• 400 Fifth Avenue
• New York, NY 10018
• (212) 613-8660 •
Mothers Day is an excuse for most people to take Mom out to brunch. But ours is not a brunch family. Hell, on weekends, you'd be hard pressed to see my parents showered before 3 o'clock in the afternoon. So I did the next best thing. I took the Rents out for dinner. Ai Fiori, the Michelin starred Italian from Michael White, has been on my list for a while and now was the time to dust off the ol' wallet and head to what I think should be renamed The Hotel District, midtown, north of Herald Square.
I was slightly surprised that on a weekend night the place wasn't more crowded and the hosts were willing to seat me almost immediately upon arriving even though I was alone and early. As an aside, the staff was exceedingly nice. No pretension whatsoever. Those of you who recall my unfortunate tiff with the staff at Beautique know that politeness and high end restaurants don't always go hand in hand.
Shrink, aka Mom, ordered the Vellutata as her first course of the night.

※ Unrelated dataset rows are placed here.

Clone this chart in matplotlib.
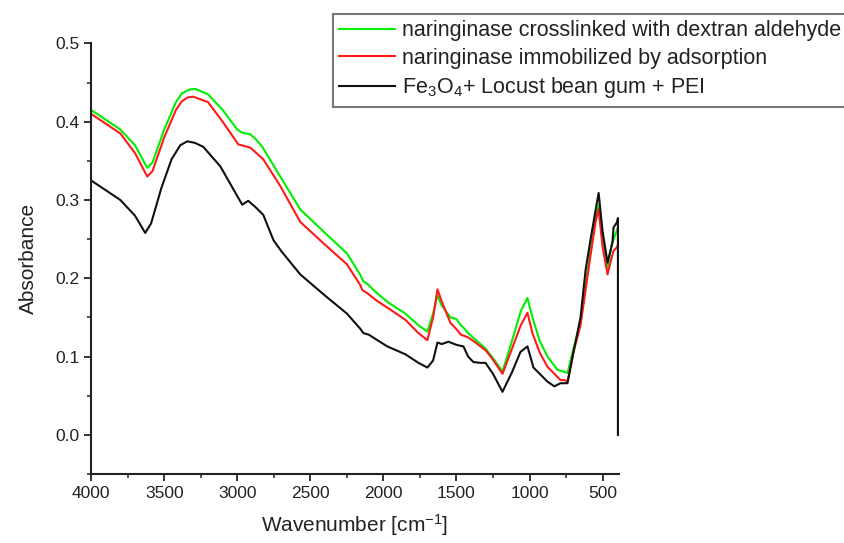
import matplotlib
matplotlib.use("Agg")
import matplotlib.pyplot as plt
from matplotlib.ticker import MultipleLocator

plt.rcParams["font.family"] = ["Liberation Sans", "DejaVu Sans"]
plt.rcParams["mathtext.default"] = "regular"

# green: crosslinked with dextran aldehyde
wn_green = [4000, 3800, 3700, 3616, 3580, 3500, 3420, 3380, 3330, 3288, 3200, 3100, 3000, 2966, 2911, 2870, 2829,
            2706, 2569, 2400, 2250, 2160, 2137, 2110, 2050, 1973, 1950, 1850, 1760, 1699, 1660, 1630,
            1600, 1541, 1500, 1470, 1452, 1420, 1384, 1300, 1250, 1185, 1120, 1060, 1014, 980, 930,
            877, 808, 770, 740, 700, 651, 582, 545, 527, 500, 466, 440, 425, 400, 395]
abs_green = [0.415, 0.39, 0.37, 0.341, 0.348, 0.39, 0.425, 0.436, 0.441, 0.442, 0.435, 0.415, 0.39, 0.386, 0.384, 0.377, 0.368,
             0.330, 0.288, 0.258, 0.232, 0.205, 0.196, 0.193, 0.182, 0.170, 0.167, 0.155, 0.14, 0.132, 0.155, 0.178,
             0.165, 0.150, 0.148, 0.14, 0.137, 0.13, 0.124, 0.11, 0.098, 0.081, 0.12, 0.158, 0.175, 0.15, 0.12,
             0.100, 0.083, 0.081, 0.079, 0.11, 0.143, 0.237, 0.28, 0.294, 0.25, 0.214, 0.24, 0.25, 0.262, 0.265]

# red: immobilized by adsorption
wn_red = [4000, 3800, 3700, 3616, 3580, 3500, 3420, 3380, 3340, 3301, 3200, 3100, 3000, 2993, 2911, 2822,
          2706, 2569, 2400, 2250, 2160, 2144, 2110, 2050, 1952, 1850, 1760, 1699, 1660, 1630,
          1600, 1541, 1500, 1470, 1425, 1384, 1300, 1250, 1185, 1120, 1060, 1014, 980, 930,
          877, 788, 760, 740, 700, 651, 582, 545, 527, 500, 466, 440, 425, 400, 395]
abs_red = [0.41, 0.385, 0.36, 0.330, 0.337, 0.38, 0.415, 0.426, 0.431, 0.432, 0.425, 0.4, 0.373, 0.371, 0.367, 0.352,
           0.318, 0.272, 0.243, 0.218, 0.192, 0.185, 0.181, 0.172, 0.160, 0.147, 0.13, 0.121, 0.15, 0.186,
           0.17, 0.143, 0.135, 0.128, 0.125, 0.12, 0.108, 0.096, 0.078, 0.11, 0.14, 0.156, 0.13, 0.105,
           0.087, 0.070, 0.070, 0.068, 0.105, 0.14, 0.23, 0.275, 0.288, 0.24, 0.205, 0.225, 0.235, 0.24, 0.243]

# black: Fe3O4 + locust bean gum + PEI
wn_black = [4000, 3800, 3700, 3630, 3590, 3520, 3450, 3390, 3342, 3290, 3233, 3116, 3000, 2966, 2925, 2870, 2822,
            2753, 2700, 2569, 2400, 2250, 2160, 2137, 2100, 2050, 1973, 1850, 1760, 1699, 1660,
            1630, 1600, 1555, 1500, 1452, 1420, 1384, 1336, 1301, 1250, 1185, 1120, 1062, 1014,
            973, 930, 877, 830, 788, 740, 700, 651, 616, 582, 545, 527, 500, 466, 440, 432, 425, 400, 395,
            395]
abs_black = [0.325, 0.3, 0.28, 0.258, 0.27, 0.315, 0.352, 0.37, 0.375, 0.373, 0.368, 0.343, 0.305, 0.294, 0.299, 0.29, 0.281,
             0.249, 0.235, 0.205, 0.178, 0.155, 0.136, 0.130, 0.128, 0.122, 0.113, 0.103, 0.092, 0.086, 0.095,
             0.118, 0.116, 0.119, 0.115, 0.113, 0.1, 0.093, 0.092, 0.092, 0.078, 0.055, 0.08, 0.106, 0.113,
             0.086, 0.078, 0.068, 0.062, 0.066, 0.066, 0.105, 0.15, 0.211, 0.25, 0.29, 0.309, 0.26, 0.22, 0.24,
             0.247, 0.265, 0.272, 0.277,
             0.0]

labels = [
    "naringinase crosslinked with dextran aldehyde",
    "naringinase immobilized by adsorption",
    "Fe$_3$O$_4$+ Locust bean gum + PEI",
]


def main() -> None:
    fig = plt.figure(figsize=(8.44, 5.43), dpi=100)
    ax = fig.add_axes([0.108, 0.127, 0.625, 0.793])

    ax.plot(wn_green, abs_green, color="#00ee00", linewidth=1.5, label=labels[0])
    ax.plot(wn_red, abs_red, color="#ff1a1a", linewidth=1.5, label=labels[1])
    ax.plot(wn_black, abs_black, color="#111111", linewidth=1.5, label=labels[2])

    ax.set_xlim(4000, 390)
    ax.set_ylim(-0.05, 0.5)
    ax.xaxis.set_major_locator(MultipleLocator(500))
    ax.xaxis.set_minor_locator(MultipleLocator(250))
    ax.yaxis.set_major_locator(MultipleLocator(0.1))
    ax.yaxis.set_minor_locator(MultipleLocator(0.05))
    ax.yaxis.set_major_formatter(plt.FuncFormatter(lambda v, p: f"{v:.1f}"))

    for side in ("top", "right"):
        ax.spines[side].set_visible(False)
    for side in ("left", "bottom"):
        ax.spines[side].set_linewidth(1.5)
        ax.spines[side].set_color("#222222")
    ax.tick_params(which="major", direction="out", length=5, width=1.3, labelsize=12.5, colors="#222222")
    ax.tick_params(which="minor", direction="out", length=3, width=1.1, colors="#222222")

    ax.set_xlabel("Wavenumber [cm$^{-1}$]", fontsize=15, color="#222222", labelpad=8)
    ax.set_ylabel("Absorbance", fontsize=15, color="#222222", labelpad=12)

    leg = fig.legend(loc="upper left", bbox_to_anchor=(333 / 844, 1 - 14 / 543),
                     fontsize=15.5, frameon=True, fancybox=False, handlelength=2.6,
                     handletextpad=0.3, borderpad=0.3, labelspacing=0.3, borderaxespad=0)
    leg.get_frame().set_edgecolor("#555555")
    leg.get_frame().set_linewidth(1.5)
    for text in leg.get_texts():
        text.set_color("#222222")

    fig.savefig("out.png", dpi=100)
    plt.close(fig)


if __name__ == "__main__":
    main()
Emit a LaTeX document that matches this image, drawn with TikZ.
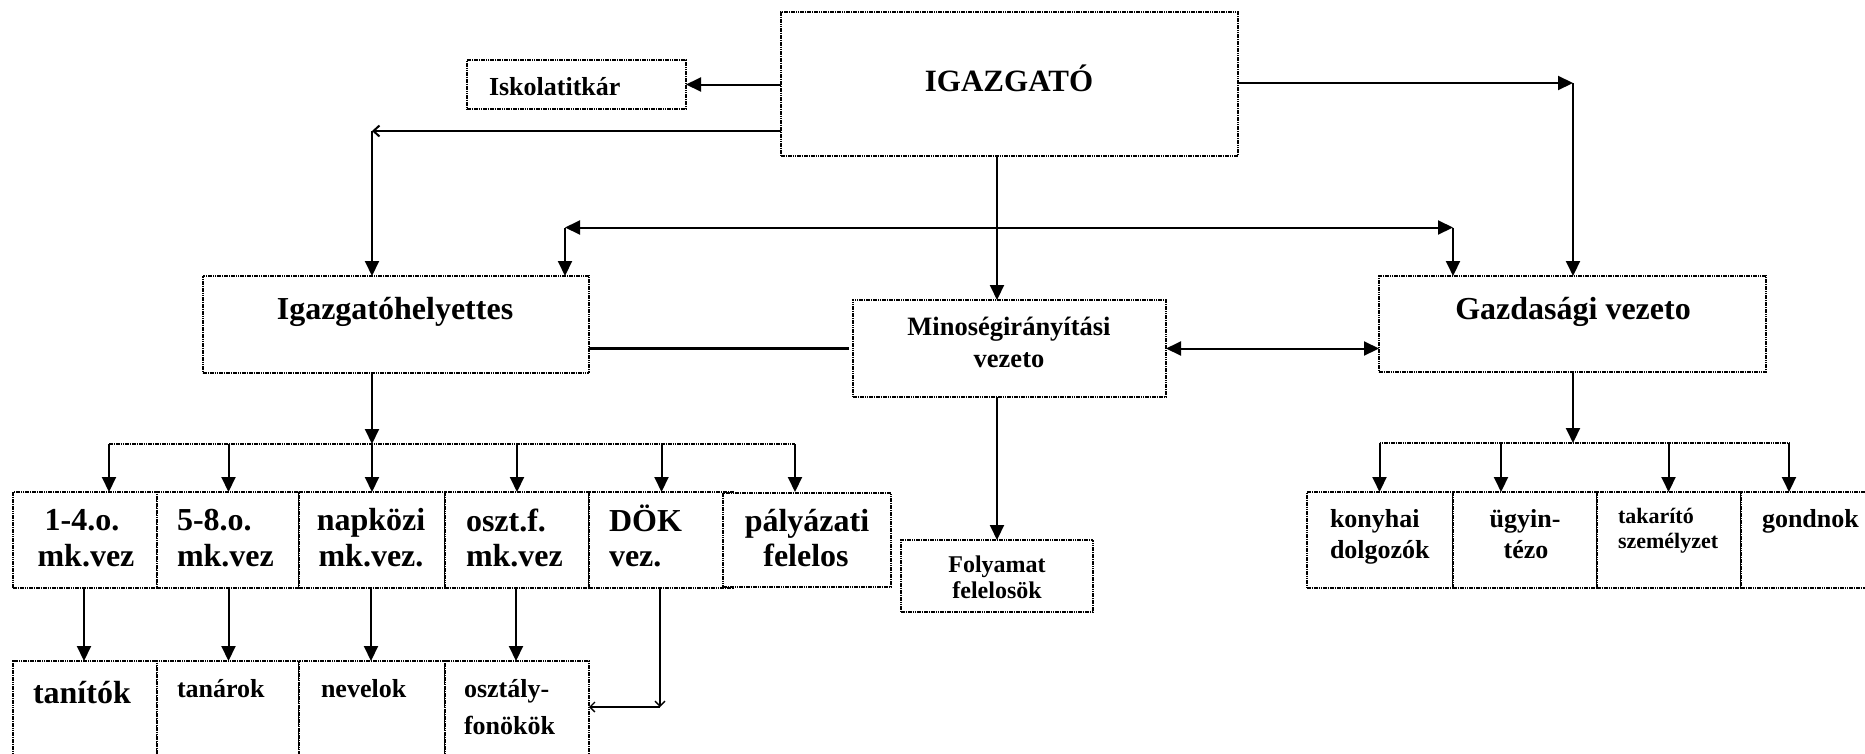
\documentclass[tikz,border=0pt]{standalone}
\usepackage{fontspec}
\setmainfont{Liberation Serif}
\usetikzlibrary{arrows.meta}
\newcommand\fsz[1]{\fontsize{#1}{#1}\selectfont}
\begin{document}
\begin{tikzpicture}[x=1pt,y=-1pt,
  box/.style={draw, line width=2.2pt, dash pattern=on 1.6pt off 0.7pt, fill=white,
              inner sep=0pt, outer sep=0pt, anchor=north west},
  lab/.style={inner sep=0pt, outer sep=0pt},
  conn/.style={line width=2pt},
  arr/.style={conn, -{Triangle[length=15pt,width=14pt]}},
  darr/.style={conn, {Triangle[length=15pt,width=14pt]}-{Triangle[length=15pt,width=14pt]}},
  barb/.style={line width=2pt, -{Straight Barb[length=6pt,width=11pt]}},
  thinbarb/.style={line width=1.3pt, -{Straight Barb[length=5pt,width=10pt]}},
  bus/.style={line width=2.2pt, dash pattern=on 1.6pt off 0.7pt},
  heavy/.style={line width=3.5pt},
]
\useasboundingbox (0,0) rectangle (1865,753);
\fill[white] (0,0) rectangle (1865,753);
\clip (0,0) rectangle (1865,753);

% ---- main boxes
\node[box, minimum width=457pt, minimum height=144pt] (dir)  at (781,12)  {};
\node[box, minimum width=219pt, minimum height=49pt]  (titk) at (467,60)  {};
\node[box, minimum width=386pt, minimum height=97pt]  (ih)   at (203,276) {};
\node[box, minimum width=313pt, minimum height=97pt]  (mir)  at (853,300) {};
\node[box, minimum width=387pt, minimum height=96pt]  (gv)   at (1379,276) {};
\node[box, minimum width=192pt, minimum height=72pt]  (fol)  at (901,540) {};

% ---- teaching row
\node[box, minimum width=144pt, minimum height=96pt] (b14)  at (13,492)  {};
\node[box, minimum width=142pt, minimum height=96pt] (b58)  at (157,492) {};
\node[box, minimum width=146pt, minimum height=96pt] (bnk)  at (299,492) {};
\node[box, minimum width=144pt, minimum height=96pt] (bof)  at (445,492) {};
\node[box, minimum width=144pt, minimum height=96pt] (bdok) at (589,492) {};
\node[box, minimum width=168pt, minimum height=94pt] (bpal) at (723,493) {};

% ---- staff row
\node[box, minimum width=144pt, minimum height=140pt] (btan) at (13,661)  {};
\node[box, minimum width=142pt, minimum height=140pt] (btnr) at (157,661) {};
\node[box, minimum width=146pt, minimum height=140pt] (bnev) at (299,661) {};
\node[box, minimum width=144pt, minimum height=140pt] (bosz) at (445,661) {};

% ---- economic row
\node[box, minimum width=146pt, minimum height=96pt] (bkon) at (1307,492) {};
\node[box, minimum width=144pt, minimum height=96pt] (bugy) at (1453,492) {};
\node[box, minimum width=144pt, minimum height=96pt] (btak) at (1597,492) {};
\node[box, minimum width=160pt, minimum height=96pt] (bgon) at (1741,492) {};

% ---- labels
\node[lab, anchor=base, font=\bfseries\fsz{31}] (tdir) at (1009,91) {IGAZGATÓ};
\node[lab, anchor=base west, font=\bfseries\fsz{26}] (ttitk) at (489,95) {Iskolatitkár};
\node[lab, anchor=base, font=\bfseries\fsz{32}] (tih) at (395,319) {Igazgatóhelyettes};
\node[lab, anchor=base, font=\bfseries\fsz{32}] (tgv) at (1573,319) {Gazdasági vezeto};
\node[lab, anchor=base, font=\bfseries\fsz{26.5}] (tmir1) at (1009,335) {Minoségirányítási};
\node[lab, anchor=base, font=\bfseries\fsz{26.5}] (tmir2) at (1009,367) {vezeto};
\node[lab, anchor=base, font=\bfseries\fsz{24}] (tfol1) at (997,572) {Folyamat};
\node[lab, anchor=base, font=\bfseries\fsz{24}] (tfol2) at (997,598) {felelosök};

\node[lab, anchor=base, font=\bfseries\fsz{32}] (t14a) at (82,530) {1-4.o.};
\node[lab, anchor=base, font=\bfseries\fsz{32}] (t14b) at (86,566) {mk.vez};
\node[lab, anchor=base west, font=\bfseries\fsz{32}] (t58a) at (177,530) {5-8.o.};
\node[lab, anchor=base west, font=\bfseries\fsz{32}] (t58b) at (177,566) {mk.vez};
\node[lab, anchor=base, font=\bfseries\fsz{32}] (tnka) at (371,530) {napközi};
\node[lab, anchor=base, font=\bfseries\fsz{32}] (tnkb) at (371,566) {mk.vez.};
\node[lab, anchor=base west, font=\bfseries\fsz{32}] (tofa) at (466,531) {oszt.f.};
\node[lab, anchor=base west, font=\bfseries\fsz{32}] (tofb) at (466,566) {mk.vez};
\node[lab, anchor=base west, font=\bfseries\fsz{32}] (tdka) at (609,531) {DÖK};
\node[lab, anchor=base west, font=\bfseries\fsz{32}] (tdkb) at (609,566) {vez.};
\node[lab, anchor=base, font=\bfseries\fsz{32}] (tpla) at (807,531) {pályázati};
\node[lab, anchor=base, font=\bfseries\fsz{32}] (tplb) at (806,566) {felelos};

\node[lab, anchor=base west, font=\bfseries\fsz{32}] (ttan) at (33,703) {tanítók};
\node[lab, anchor=base west, font=\bfseries\fsz{26}] (ttnr) at (177,697) {tanárok};
\node[lab, anchor=base west, font=\bfseries\fsz{26}] (tnev) at (321,697) {nevelok};
\node[lab, anchor=base west, font=\bfseries\fsz{26}] (tosa) at (464,697) {osztály-};
\node[lab, anchor=base west, font=\bfseries\fsz{26}] (tosb) at (464,734) {fonökök};

\node[lab, anchor=base west, font=\bfseries\fsz{26}] (tkoa) at (1330,527) {konyhai};
\node[lab, anchor=base west, font=\bfseries\fsz{26}] (tkob) at (1330,558) {dolgozók};
\node[lab, anchor=base, font=\bfseries\fsz{26}] (tuga) at (1525,527) {ügyin-};
\node[lab, anchor=base, font=\bfseries\fsz{26}] (tugb) at (1526,558) {tézo};
\node[lab, anchor=base west, font=\bfseries\fsz{22}] (ttaa) at (1618,523) {takarító};
\node[lab, anchor=base west, font=\bfseries\fsz{22}] (ttab) at (1618,548) {személyzet};
\node[lab, anchor=base west, font=\bfseries\fsz{26}] (tgon) at (1762,527) {gondnok};

% ---- connectors from the director
\draw[arr] (titk.east -| dir.west) -- (titk.east);
\coordinate (ihA) at (372,131);
\draw[barb] (dir.west |- ihA) -- (ihA);
\draw[arr] (ihA) -- (ihA |- ih.north);
\coordinate (gvA) at (1573,83);
\draw[arr] (dir.east |- gvA) -- (gvA);
\draw[arr] (gvA) -- (gvA |- gv.north);
\coordinate (mirA) at (997,0);
\draw[arr] (mirA |- dir.south) -- (mirA |- mir.north);

% ---- link between deputy and economic head
\coordinate (busL) at (565,227.5);
\coordinate (busR) at (1453,227.5);
\draw[darr] (busL) -- (busR);
\draw[arr] (busL) -- (busL |- ih.north);
\draw[arr] (busR) -- (busR |- gv.north);

% ---- middle row links
\draw[heavy] (ih.east |- mir.west) -- ([xshift=-4pt]mir.west);
\draw[darr] (mir.east) -- (mir.east -| gv.west);
\draw[arr] (mirA |- mir.south) -- (mirA |- fol.north);

% ---- deputy's branch
\coordinate (lbus) at (372,444);
\coordinate (lbusL) at (109,444);
\coordinate (lbusR) at (795,444);
\draw[arr] (lbus |- ih.south) -- (lbus);
\draw[bus] (lbusL) -- (lbusR);
\foreach \x in {109,228.5,372,517,661.5,795}
  \draw[arr] (\x,444) -- (\x,0 |- b14.north);
\foreach \x in {84,228.5,371,516}
  \draw[arr] (\x,0 |- b14.south) -- (\x,0 |- btan.north);
\coordinate (dokC) at (660,707);
\draw[thinbarb] (dokC |- bdok.south) -- (dokC);
\draw[thinbarb] (dokC) -- (dokC -| bosz.east);

% ---- economic branch
\coordinate (rbus) at (1573,443);
\coordinate (rbusL) at (1379.5,443);
\coordinate (rbusR) at (1789,443);
\draw[arr] (rbus |- gv.south) -- (rbus);
\draw[bus] (rbusL) -- (rbusR);
\foreach \x in {1379.5,1501,1668.5,1789}
  \draw[arr] (\x,443) -- (\x,0 |- bkon.north);
\end{tikzpicture}
\end{document}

It's a lobster soup with truffle and tarragon. You won't be disappointed, but this isn't your standard lobster bisque. It's more herbal. Dudeman's appetizer was the Insalata di Astice, a Nova Scotia lobster salad with turnips, pea tendrils, grapes, and pine nuts which he liked quite a bit, although he wished it was somewhat larger. I, in keeping with the crustacean theme, ordered the Moleche, a soft shelled crab with watermelon, lemon yogurt, prosciutto, and pine nuts. I won. I remember loathing soft shelled crab, but in the last few years, if I order it at expensive restaurants, it always tastes great. Who'da thunk? This version was soft, yet crispy and warm, but with the watermelon very light and seasonally appropriate.
The second course, which Dudeman skipped and shared with Shrink, was the pasta/rice course. The carb load course. I ordered the Risotto, riso aquarello, spring vegetables, prosciutto, and tallegio which was fantastic. Smooth, cheesy, and perfect. Unlike most of the dishes, it wasn't plated to look like much more than a lump of barf. But don't let that fool you. The pasta course which Dudeman and Shrink shared was the Trophie Nero, a black pasta with a ligurian crustacean ragu, seppia, scallops, and spiced mollica. They loved it. Shrink called it "the best dish of the evening," though I wasn't nearly as impressed. While they found every flavor swoon-worthy, I found it slightly dull. As an aside, if you get the pasta as a main course, the portion size doubles.
Shrink's main course was the Faraona, a guinea hen dish with porcini mushrooms and cipollini. The guinea hen is served two ways. Part of it is served more traditionally, seared in whole pieces. Another part is served in a way that reminded me of a sushi roll, except that this roll was made out of a combination of dark meat, white meat, and herbs. In theory, I'd love this novelty, but in practice it was unfortunately dry and somewhat bitter. Meanwhile the whole pieces of the hen her incredible. Dudeman ordered the Spada, swordfish poached in olive oil and served with artichoke, prosciutto, and a basil pesto. This was the weakest of the entrees. Other than looking good on the plate, nothing really stood out. The fish itself didn't have any flavors that seemed particularly unique to this recipe and the ornamental side dish was no different. Far from tasting bad or even less than good, I've made swordfish steak at home that's tasted pretty similar and the whole point of going to a restaurant of Ai Fiori's caliber is to get something I can't get elsewhere, let alone twenty feet from where I'm sitting right now. On the exact opposite side of the spectrum, I'm happy to state that the best entree that was ordered was mine, the Anatra. Long Island duck, broccoli rabe, kohlrabi (a kind of cabbage. I had to look that up, too), pecans, and plums. Every flavor exploded without a thought to mildness. Tart fruit, crisp duck fat, mellow nuts. They all worked in perfect concert with each other. I cannot recommend this enough and neither could one of our waiters.
Shrink and Dudeman's shared dessert was the Budino. Chocolate mousse served in a chocolate tube with a little bit of cake and a small scoop of gelato, this was delicious. This creamy dessert was perfection. Heavy, but not too big. Decadent, but not over the top the way a twenty layer chocolate cake would be. My dessert was the Créme Glacée, a sort of sorbet cake served with pine nuts, razor thin apple slices, and a scoop of . It was ice cold, very sweet, and pleasantly light. If you tend to be one of those folks who eschew desserts that are heavy and rich, then this would be what I would recommend. I didn't love it. It didn't blow me away. But it was nice.
The four course prix fix cost is about $100 per person. Cocktails clock in at $16. Wines by the glass range from $12 to $50. The grand feast you see here came to a bit over $400 with tax and tip.